Prologue Power
I’m currently reading an advance copy of The Hollow Boys by Tariq Ashkanani. I opened it up and dived in to chapter one.
It works. Straight into the action of the story, short chapters revealing one character after another. Progressing the plot with each section. It’s what good genre fiction does.
When I watch a film at the cinema, I’m one of those people who likes to watch all the adverts and trailers before the film starts and I stay for the credits at the end. If those two elements were not there, I don’t feel like I would be getting the whole experience.
I think I’m like that with books, too.
I like a prologue.
And I’ve always written one.
Sometimes, writers will add a prologue because they’ve opted for a slow build from chapter one. I love a slow burn and I love a prologue, but not if the prologue is acting as a safety net for that gentle start, it has been misused. The prologue should not be an apology, it should be a complement.

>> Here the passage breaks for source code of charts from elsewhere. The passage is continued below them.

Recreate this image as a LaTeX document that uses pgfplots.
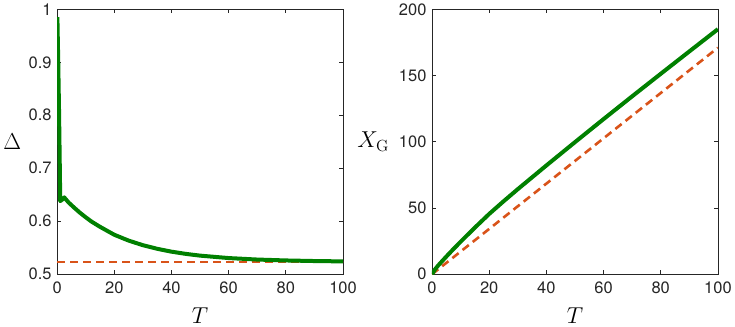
\documentclass[border=0pt]{standalone}
\usepackage{fix-cm}
\usepackage[no-math]{fontspec}
\setmainfont{TeX Gyre Heros}
\usepackage{pgfplots}
\pgfplotsset{compat=1.18}
\definecolor{dgreen}{HTML}{008000}
\definecolor{morange}{HTML}{D95319}
\definecolor{axgray}{HTML}{262626}

\pgfplotsset{mystyle/.style={
  scale only axis, width=286pt, height=265pt,
  xmin=0, xmax=100, xtick={0,20,...,100},
  tick align=inside, major tick length=4pt,
  axis line style={axgray, line width=0.7pt},
  every tick/.style={axgray, line width=0.7pt},
  tick label style={font=\fontsize{16.5}{18}\selectfont, text=axgray},
  /pgf/number format/assume math mode=true,
  xticklabel style={yshift=-4pt},
  yticklabel style={xshift=-2pt},
  label style={font=\fontsize{23}{24}\selectfont},
  xlabel={$T$},
  xlabel style={at={(axis description cs:0.5,-0.155)}, anchor=center},
  ylabel style={rotate=-90, anchor=center},
  clip=true,
}}

\begin{document}
\begin{tikzpicture}
\begin{axis}[mystyle, at={(57pt,0pt)}, anchor=south west,
  ymin=0.5, ymax=1, ytick={0.5,0.6,...,1},
  yticklabels={0.5,0.6,0.7,0.8,0.9,1},
  ylabel={$\Delta$},
  ylabel style={at={(axis description cs:-0.157,0.5)}}]
\addplot[morange, line width=2.6pt, dash pattern=on 8pt off 5pt] coordinates {(0,0.523) (100,0.523)};
\addplot[dgreen, line width=4pt, line join=round] coordinates {
(0.1,0.985) (0.4,0.9) (0.7,0.8) (0.95,0.7) (1.1,0.638) (1.6,0.64) (2.5,0.645)
(4,0.6355) (6,0.6255) (8,0.616) (10,0.6075) (12,0.5995) (15,0.5895)
(20,0.5745) (25,0.5635) (30,0.5548) (35,0.548) (40,0.5426) (45,0.5384)
(50,0.5351) (60,0.5305) (70,0.5277) (80,0.526) (90,0.5249) (100,0.5242)};
\end{axis}
\begin{axis}[mystyle, at={(432pt,0pt)}, anchor=south west,
  ymin=0, ymax=200, ytick={0,50,...,200},
  ylabel={$X_{\mathrm{G}}$},
  ylabel style={at={(axis description cs:-0.206,0.5)}}]
\addplot[morange, line width=2.6pt, dash pattern=on 8pt off 5pt] coordinates {(0,0) (100,171)};
\addplot[dgreen, line width=4pt, line join=round] coordinates {
(0,0) (1,3.5) (2,6.2) (3,8.6) (5,13.3) (7.5,19.0) (10,24.5)
(15,35.2) (20,45.5) (25,55.0) (30,64.2) (40,82.1) (50,99.7) (60,117.1)
(70,134.3) (80,151.3) (90,168.2) (100,185)};
\end{axis}
\end{tikzpicture}
\end{document}
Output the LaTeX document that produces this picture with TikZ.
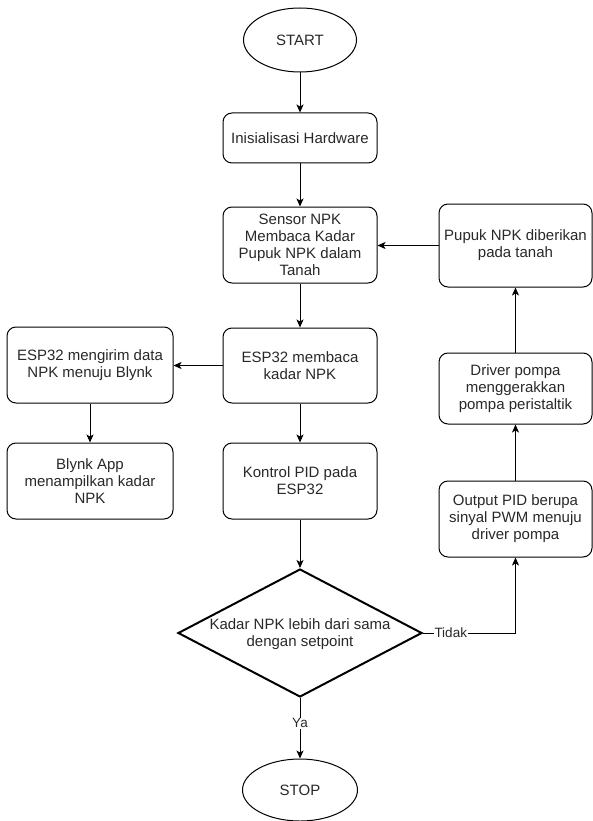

I think it’s a great place to hook a reader, to set up the tone of the novel, to perhaps give the reader some information that the characters are not aware of.
I’ve always written one. With The Beresford, I opened with an obituary. It’s for a character that does not show up until page 230 but it was there to pose questions, immediately. There was also some key information that hinted at something that bubbled throughout the book. And it was something that could be forgotten that would register after the realisation near the end. (Sometimes, I’m too clever for my own good.)
In Hinton Hollow Death Trip, I had to establish the tone of the novel and how my narrator - Evil - was going to deliver the story. The prologue was probably 15 pages long, but it absolutely set up the idea that Evil was a character and would lead the reader through the story in his idiosyncratic way.
There have been times that I have written a prologue after I’ve finished a book but, mostly, it’s the first thing I do after I have researched and planned.
I’ve just finished doing this for the new novel I plan to write this year. The attached image is taken from an education magazine from 1997 - when the events of the book occur.
It’s set in Montana over the long weekend of the annual Education convention, where teachers get an extra day off to listen to people like Yvonne Andres talk about the power of the web in the classroom, and kids get to cut loose before the bad weather hits.
I’ve written the prologue. And I like it.